- Born: Sally Ann Jackson

Academic background
- Alma mater: University of Illinois at Urbana–Champaign

Academic work
- Discipline: argumentation, communication, and rhetoric
- Institutions: University of Arizona University of Illinois at Urbana-Champaign

= Sally Jackson =

American academic

Sally Ann Jackson is an American scholar of argumentation, communication, and rhetoric. She is Professor Emerita of Communication at the University of Illinois at Urbana-Champaign.

==Biography==
Jackson earned all three of her degrees from the University of Illinois at Urbana-Champaign and has held faculty positions at the University of Nebraska-Lincoln (1979–1982), Michigan State University (1982–1985), University of Oklahoma (1985–1990), and the University of Arizona (1991–2007). At Arizona she also served in a series of administrative positions, including Vice Provost/Vice President for Learning and Information Technologies and Chief Information Officer. In 2007 she returned to the University of Illinois as a faculty member and Chief Information Officer of the campus. She resigned from the position of CIO in 2011 to protest administrative changes that she feared would harm the Urbana campus' status as a world leader in information technology but remains a faculty member.

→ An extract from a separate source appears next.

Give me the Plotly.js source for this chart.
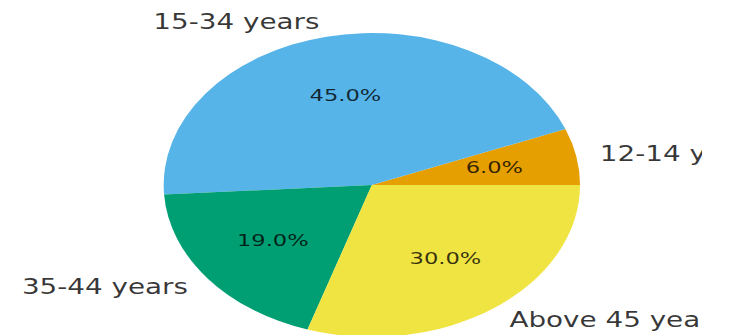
<!DOCTYPE html>
<html>
<head>
<meta charset="utf-8">
<script src="https://cdn.plot.ly/plotly-3.0.1.min.js"></script>
<style>
  html, body { margin: 0; padding: 0; background: #fff; }
  #frame { width: 702px; height: 335px; overflow: hidden; position: relative; }
  #chart { width: 533px; height: 350px; transform: scaleX(1.3696); transform-origin: 0 0; }
</style>
</head>
<body>
<div id="frame"><div id="chart"></div></div>
<script>
// Age groups and their shares
const ageGroups = ['12-14 years', '15-34 years', '35-44 years', 'Above 45 years'];
const shares = [6, 45, 19, 30];
const sliceColors = ['#E69F00', '#56B4E9', '#009E73', '#F0E442'];

// Plot geometry (unscaled width; the drawing is stretched horizontally by CSS)
const W = 533, H = 350;
const cx = 271.5, cyTop = 185, R = 152;
const cyBottom = H - cyTop;

const total = shares.reduce((a, b) => a + b, 0);
const textColor = 'rgba(0,0,0,0.78)';
const fontFamily = 'DejaVu Sans, sans-serif';

// Labels sit just outside the rim, percentages at 0.6 of the radius,
// both at each slice's mid-angle (slices run counterclockwise from 3 o'clock).
const annotations = [];
let start = 0;
shares.forEach((v, i) => {
  const sweep = v / total * 360;
  const mid = (start + sweep / 2) * Math.PI / 180;
  start += sweep;
  const c = Math.cos(mid), s = Math.sin(mid);
  annotations.push({
    xref: 'paper', yref: 'paper',
    x: (cx + 1.1 * R * c) / W, y: (cyBottom + 1.1 * R * s) / H,
    xanchor: c >= 0 ? 'left' : 'right', yanchor: 'middle',
    text: ageGroups[i], showarrow: false,
    font: { family: fontFamily, size: 20.3, color: textColor }
  });
  annotations.push({
    xref: 'paper', yref: 'paper',
    x: (cx + 0.6 * R * c) / W, y: (cyBottom + 0.6 * R * s) / H,
    xanchor: 'center', yanchor: 'middle',
    text: (v / total * 100).toFixed(1) + '%', showarrow: false,
    font: { family: fontFamily, size: 16.5, color: textColor }
  });
});

// Plotly's counterclockwise mode ends the first slice at the rotation angle,
// so shift by the first slice's sweep to start it at 3 o'clock.
const firstSweep = shares[0] / total * 360;

const trace = {
  type: 'pie',
  labels: ageGroups,
  values: shares,
  marker: { colors: sliceColors, line: { width: 0 } },
  sort: false,
  direction: 'counterclockwise',
  rotation: 90 - firstSweep,
  textinfo: 'none',
  hoverinfo: 'none',
  domain: { x: [(cx - R) / W, (cx + R) / W], y: [(cyBottom - R) / H, (cyBottom + R) / H] }
};

Plotly.newPlot('chart', [trace], {
  width: W, height: H,
  margin: { l: 0, r: 0, t: 0, b: 0 },
  showlegend: false,
  paper_bgcolor: '#fff',
  annotations: annotations
}, { displayModeBar: false, staticPlot: true });
</script>
</body>
</html>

The central theme in Professor Jackson's work has been communication design, with specific interests ranging from the natural design of argumentation to highly engineered systems for managing complex human activities. Her work has appeared in Communication Monographs, Communication Theory, Journal of the American Forensic Association, Quarterly Journal of Speech, and Argumentation, among other journals. She has written or co-authored three books.

==Selected awards==
- from the National Communication Association:
  - Charles Woolbert Research Award, 1995
  - Golden Anniversary Monograph Award, 1981
  - Outstanding Scholarship Award, Language and Social Interaction Division, 2005
- from the American Forensic Association:
  - Daniel Rohrer Memorial Research Award, 1993
- from the International Society for the Study of Argumentation:
  - Distinguished Scholar Award, 1997

==Selected works==
Selected works:
- Aakhus, M., & Jackson, S. (2005). Technology, design, and interaction. In K. Fitch & R. E. Sanders (eds)., Handbook of Language and Social Interaction, (pp. 411-436). Mahwah, NJ: Erlbaum.
- Jackson, S., & Brashers, D. E. (1994). Random Factors in ANOVA, Quantitative Applications in the Social Sciences . Newbury Park, CA: Sage.
- Jackson, S., & Wolski, S. (2001). Identification of and adaptation to students' preinstructional beliefs in introductory communication research methods: Contributions of interactive web technology. Communication Education, 50, 189–205.
- Eemeren, F. H. van, Grootendorst, R., Jackson, S., & Jacobs, S. (1993). Reconstructing Argumentative Discourse. Tuscaloosa, AL: University of Alabama.
- Jackson, S. (1992).Message Effects Research: Principles of design and analysis. New York: Guilford.